I hope you can join us for the first Resident Scholar lecture of the 2012-13 academic year, which is scheduled for Wednesday, September 5th at 2:00 in the Willamette Room (3rd floor of the Library). The Special Collections and Archives Research Center is proud to welcome our Resident Scholar, Dr. Pnina Abir-Am of Brandeis University. Information on Dr. Abir-Am and her presentation follows below, and a promotional flyer is attached.
As is customary, refreshments will be served. We hope you can join us for what promises to be a very engaging talk.
Title: “Pauling’s Boys” and the DNA Structure Mystery
Abstract: The talk inquires into the possible role of Pauling’s close associates, widely known as ‘Pauling’s Boys’, in Pauling’s brief and puzzling engagement with DNA structure, 1951-1953. Based on archives opened since the 50th anniversary of this discovery, as well as recent SCARC acquisitions, most notably the Jack D. Dunitz Papers, the talk sheds new light on this still incomprehensible episode in the history of science. The talk is based on a chapter in a forthcoming book, DNA at 50: Memory, History, and Politics, which benefitted from NSF, NIH, and OSU Libraries sponsorship.
On the speaker: Pnina G. Abir-Am has been a Resident Scholar at the Brandeis University Women’s Studies Research Center since 2007. Prior to that she held research and teaching positions at Johns Hopkins, UC-Berkeley, the University of Ottawa, and CNRS-Paris. She holds a Ph.D. from the French University of Montreal and an M.Sc. from the Hebrew University of Jerusalem, both in the history of science.

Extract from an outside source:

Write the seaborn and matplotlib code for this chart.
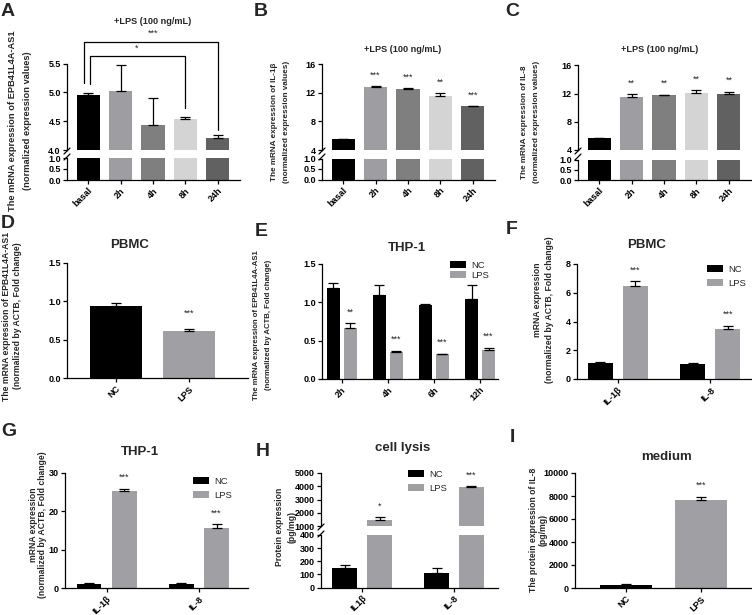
import numpy as np
import pandas as pd
import matplotlib
matplotlib.use('Agg')
import matplotlib.pyplot as plt
import seaborn as sns
from matplotlib.lines import Line2D
from matplotlib.patches import Patch

sns.set_theme(style='ticks')
plt.rcParams['font.family'] = ['Liberation Sans', 'DejaVu Sans']
plt.rcParams['font.weight'] = 'bold'
plt.rcParams['axes.linewidth'] = 0.9
plt.rcParams['axes.edgecolor'] = 'black'

# ---------------- data ----------------
time_cats = ['basal', '2h', '4h', '8h', '24h']
time_colors = ['#000000', '#9e9ea2', '#7f7f7f', '#d4d4d4', '#616161']

a_vals = [4.96, 5.03, 4.43, 4.53, 4.21]
a_err = [0.03, 0.45, 0.47, 0.04, 0.05]

b_vals = [5.5, 12.8, 12.55, 11.55, 10.07]
b_err = [0.05, 0.08, 0.07, 0.38, 0.07]
b_sig = ['', '***', '***', '**', '***']

c_vals = [5.58, 11.5, 11.75, 12.1, 11.9]
c_err = [0.08, 0.45, 0.10, 0.35, 0.35]
c_sig = ['', '**', '**', '**', '**']

conds = ['NC', 'LPS']
cond_colors = ['#000000', '#a0a0a4']

d_vals = [0.94, 0.61]
d_err = [0.04, 0.03]
d_sig = ['', '***']

e_cats = ['2h', '4h', '6h', '12h']
e_nc = [1.19, 1.10, 0.97, 1.04]
e_nc_err = [0.06, 0.13, 0.01, 0.19]
e_lps = [0.66, 0.35, 0.32, 0.38]
e_lps_err = [0.07, 0.02, 0.01, 0.03]
e_sig = ['**', '***', '***', '***']

f_cats = ['IL-1β', 'IL-8']
f_nc = [1.08, 1.06]
f_nc_err = [0.10, 0.05]
f_lps = [6.5, 3.5]
f_lps_err = [0.30, 0.22]
f_sig = ['***', '***']

g_cats = ['IL-1β', 'IL-8']
g_nc = [1.15, 1.15]
g_nc_err = [0.05, 0.05]
g_lps = [25.4, 15.6]
g_lps_err = [0.5, 1.0]
g_sig = ['***', '***']

h_cats = ['IL1β', 'IL-8']
h_nc = [152, 110]
h_nc_err = [20, 42]
h_lps = [1480, 3950]
h_lps_err = [180, 60]
h_sig = ['*', '***']

i_vals = [280, 7680]
i_err = [60, 250]
i_sig = ['', '***']

# ---------------- helpers ----------------
W, H = 752, 615
fig = plt.figure(figsize=(W / 100, H / 100), dpi=100)
fig.patch.set_facecolor('white')

TICK_FS = 6.5
STAR_FS = 6.5
TITLE_FS = 9.5
LAB_FS = 6.2


def add_ax(l, t, r, b):
    return fig.add_axes([l / W, 1 - b / H, (r - l) / W, (b - t) / H])


def ftext(x, y, s, **kw):
    kw.setdefault('ha', 'center')
    kw.setdefault('va', 'center')
    fig.text(x / W, 1 - y / H, s, **kw)


def style(ax, ylim, yticks, xlim, bottom=True):
    sns.despine(ax=ax)
    ax.set_facecolor('white')
    ax.set_ylim(ylim)
    ax.set_yticks(yticks)
    ax.set_xlim(xlim)
    ax.set_xlabel('')
    ax.set_ylabel('')
    ax.tick_params(direction='out', length=3, width=0.9, labelsize=TICK_FS, pad=1.5,
                   colors='black')
    if not bottom:
        ax.spines['bottom'].set_visible(False)
        ax.tick_params(axis='x', bottom=False, labelbottom=False)
    else:
        for lab in ax.get_xticklabels():
            lab.set_rotation(45)
            lab.set_ha('right')
            lab.set_rotation_mode('anchor')
            lab.set_fontweight('bold')


def ebar(ax, xs, ys, errs, cap=3.5):
    ax.errorbar(xs, ys, yerr=[np.zeros(len(ys)), errs], fmt='none', ecolor='black',
                elinewidth=0.9, capsize=cap, capthick=0.9)


def stars(ax, xs, tops, sig, off=8):
    for x, t, s in zip(xs, tops, sig):
        if s:
            ax.annotate(s, xy=(x, t), xytext=(0, off), textcoords='offset points',
                        ha='center', va='center', fontsize=STAR_FS, fontweight='normal',
                        annotation_clip=False)


def single_bars(ax, cats, vals, colors, width, err=None):
    sns.barplot(x=cats, y=vals, hue=cats, palette=colors, legend=False, errorbar=None,
                width=width, saturation=1, linewidth=0, ax=ax)
    if err is not None:
        ebar(ax, np.arange(len(cats)), vals, err)


def hue_bars(ax, cats, nc, lps, width, gap, nc_err=None, lps_err=None):
    df = pd.DataFrame({'cat': list(cats) * 2,
                       'cond': ['NC'] * len(cats) + ['LPS'] * len(cats),
                       'val': list(nc) + list(lps)})
    sns.barplot(data=df, x='cat', y='val', hue='cond', palette=cond_colors, errorbar=None,
                width=width, gap=gap, saturation=1, linewidth=0, ax=ax, legend=False)
    pos = []
    for cont, errs in zip(ax.containers, [nc_err, lps_err]):
        xs = [b.get_x() + b.get_width() / 2 for b in cont]
        ys = [b.get_height() for b in cont]
        pos.append(xs)
        if errs is not None:
            ebar(ax, xs, ys, errs)
    return pos


def legend(ax, x, y, spacing=0.5):
    handles = [Patch(facecolor=c, edgecolor='none') for c in cond_colors]
    ax.legend(handles, conds, loc='upper left', bbox_to_anchor=(x / W, 1 - y / H),
              bbox_transform=fig.transFigure, frameon=False,
              prop={'size': 6.8, 'weight': 'normal'}, handlelength=1.7, handleheight=0.7,
              handletextpad=0.5, labelspacing=spacing, borderpad=0, borderaxespad=0)


def break_marks(x, ys):
    for y in ys:
        fig.add_artist(Line2D([(x - 3) / W, (x + 3) / W], [1 - (y + 3) / H, 1 - (y - 3) / H],
                              color='black', lw=0.9, transform=fig.transFigure))


# ---------------- Panel A ----------------
xl5 = (-0.65, 4.68)
axA = add_ax(67, 63.5, 240, 150)
single_bars(axA, time_cats, a_vals, time_colors, 0.71, a_err)
style(axA, (4.0, 5.5), [4.0, 4.5, 5.0, 5.5], xl5, bottom=False)
axA2 = add_ax(67, 158, 240, 180)
single_bars(axA2, time_cats, a_vals, time_colors, 0.71)
style(axA2, (0, 1.0), [0.0, 0.5, 1.0], xl5)
break_marks(67, [151, 157])
axA.plot([-0.12, -0.12, 4, 4], [5.16, 5.87, 5.87, 4.35], color='black', lw=0.9, clip_on=False)
axA.plot([0.05, 0.05, 3, 3], [5.14, 5.63, 5.63, 4.72], color='black', lw=0.9, clip_on=False)
axA.text(2, 6.02, '***', ha='center', va='center', fontsize=STAR_FS, fontweight='normal')
axA.text(1.5, 5.76, '*', ha='center', va='center', fontsize=STAR_FS, fontweight='normal')
ftext(153, 22, '+LPS (100 ng/mL)', fontsize=6.6)
ftext(13, 121, 'The mRNA expression of EPB41L4A-AS1', rotation=90, fontsize=6.7)
ftext(28, 121, '(normalized expression values)', rotation=90, fontsize=6.7)

# ---------------- Panel B ----------------
axB = add_ax(322, 64, 495, 150)
single_bars(axB, time_cats, b_vals, time_colors, 0.71, b_err)
style(axB, (4, 16), [4, 8, 12, 16], xl5, bottom=False)
stars(axB, range(5), np.add(b_vals, b_err), b_sig)
axB2 = add_ax(322, 158.5, 495, 179.5)
single_bars(axB2, time_cats, b_vals, time_colors, 0.71)
style(axB2, (0, 1.0), [0.0, 0.5, 1.0], xl5)
break_marks(322, [151, 157])
ftext(403, 50, '+LPS (100 ng/mL)', fontsize=6.6)
ftext(275, 122, 'The mRNA expression of IL-1β', rotation=90, fontsize=5.9)
ftext(286, 122, '(normalized expression values)', rotation=90, fontsize=5.9)

# ---------------- Panel C ----------------
axC = add_ax(578, 65.5, 751, 149.5)
single_bars(axC, time_cats, c_vals, time_colors, 0.71, c_err)
style(axC, (4, 16), [4, 8, 12, 16], xl5, bottom=False)
stars(axC, range(5), np.add(c_vals, c_err), c_sig)
axC2 = add_ax(578, 159.5, 751, 180)
single_bars(axC2, time_cats, c_vals, time_colors, 0.71)
style(axC2, (0, 1.0), [0.0, 0.5, 1.0], xl5)
break_marks(578, [151, 157])
ftext(660, 50, '+LPS (100 ng/mL)', fontsize=6.6)
ftext(525, 122, 'The mRNA expression of IL-8', rotation=90, fontsize=5.9)
ftext(536, 122, '(normalized expression values)', rotation=90, fontsize=5.9)

# ---------------- Panel D ----------------
axD = add_ax(67, 263, 248, 378)
single_bars(axD, conds, d_vals, cond_colors, 0.71, d_err)
style(axD, (0, 1.5), [0.0, 0.5, 1.0, 1.5], (-0.67, 1.81))
stars(axD, range(2), np.add(d_vals, d_err), d_sig, off=11)
ftext(130, 245, 'PBMC', fontsize=TITLE_FS)
ftext(7, 316, 'The mRNA expression of EPB41L4A-AS1', rotation=90, fontsize=LAB_FS)
ftext(18, 316, '(normalized by ACTB, Fold change)', rotation=90, fontsize=LAB_FS)

# ---------------- Panel E ----------------
axE = add_ax(322, 264, 498, 379)
pE = hue_bars(axE, e_cats, e_nc, e_lps, 0.74, 0.22, e_nc_err, e_lps_err)
style(axE, (0, 1.5), [0.0, 0.5, 1.0, 1.5], (-0.43, 3.39))
stars(axE, pE[1], np.add(e_lps, e_lps_err), e_sig)
legend(axE, 450, 261, spacing=0.1)
ftext(407, 248, 'THP-1', fontsize=TITLE_FS)
ftext(257, 325, 'The mRNA expression of EPB41L4A-AS1', rotation=90, fontsize=5.6)
ftext(268, 325, '(normalized by ACTB, Fold change)', rotation=90, fontsize=5.6)

# ---------------- Panel F ----------------
axF = add_ax(577, 264, 752, 379)
pF = hue_bars(axF, f_cats, f_nc, f_lps, 0.76, 0.29, f_nc_err, f_lps_err)
style(axF, (0, 8), [0, 2, 4, 6, 8], (-0.44, 1.45))
stars(axF, pF[1], np.add(f_lps, f_lps_err), f_sig)
legend(axF, 707, 265)
ftext(647, 245, 'PBMC', fontsize=TITLE_FS)
ftext(538, 300, 'mRNA expression', rotation=90, fontsize=LAB_FS)
ftext(549, 310, '(normalized by ACTB, Fold change)', rotation=90, fontsize=LAB_FS)

# ---------------- Panel G ----------------
axG = add_ax(65, 473, 248, 588)
pG = hue_bars(axG, g_cats, g_nc, g_lps, 0.76, 0.29, g_nc_err, g_lps_err)
style(axG, (0, 30), [0, 10, 20, 30], (-0.45, 1.53))
stars(axG, pG[1], np.add(g_lps, g_lps_err), g_sig)
legend(axG, 193, 477)
ftext(140, 452, 'THP-1', fontsize=TITLE_FS)
ftext(33, 525, 'mRNA expression', rotation=90, fontsize=LAB_FS)
ftext(43, 525, '(normalized by ACTB, Fold change)', rotation=90, fontsize=LAB_FS)

# ---------------- Panel H ----------------
xlH = (-0.45, 1.48)
axH = add_ax(321, 473, 498, 526)
pH = hue_bars(axH, h_cats, h_nc, h_lps, 0.76, 0.29, None, h_lps_err)
style(axH, (1000, 5000), [1000, 2000, 3000, 4000, 5000], xlH, bottom=False)
stars(axH, pH[1], np.add(h_lps, h_lps_err), h_sig)
legend(axH, 408, 470)
axH2 = add_ax(321, 535, 498, 587.5)
hue_bars(axH2, h_cats, h_nc, h_lps, 0.76, 0.29, h_nc_err, None)
style(axH2, (0, 400), [0, 100, 200, 300, 400], xlH)
break_marks(321, [527, 534])
ftext(403, 448, 'cell lysis', fontsize=TITLE_FS)
ftext(280, 527, 'Protein expression', rotation=90, fontsize=LAB_FS)
ftext(292, 527, '(pg/mg)', rotation=90, fontsize=LAB_FS)

# ---------------- Panel I ----------------
axI = add_ax(575, 473, 752, 588)
single_bars(axI, conds, i_vals, cond_colors, 0.69, i_err)
style(axI, (0, 10000), [0, 2000, 4000, 6000, 8000, 10000], (-0.68, 1.68))
stars(axI, range(2), np.add(i_vals, i_err), i_sig)
ftext(667, 457, 'medium', fontsize=TITLE_FS)
ftext(533, 530, 'The protein expression of IL-8', rotation=90, fontsize=LAB_FS)
ftext(543, 530, '(pg/mg)', rotation=90, fontsize=LAB_FS)

# ---------------- panel letters ----------------
for (x, y, s) in [(8, 12, 'A'), (261, 12, 'B'), (512, 12, 'C'),
                  (8, 224, 'D'), (261, 231, 'E'), (512, 229, 'F'),
                  (9, 432, 'G'), (263, 451, 'H'), (512, 438, 'I')]:
    ftext(x, y, s, fontsize=14)

fig.savefig('out.png', dpi=100, facecolor='white')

Pnina has published widely on the history of molecular biology, public memory, women in science, and science policy. For example, she was the first to establish the impact of the Rockefeller Foundation on the rise of molecular biology with several case studies from the 1930s, including Pauling’s. (Social Studies of Science, 1982 & 1984) More recently, she has become interested in dramatizing the history of science and is currently looking for collaborators on a play focusing on Pauling’s involvement with protein and DNA structures, among other preoccupations, in the 1930s and 1950s.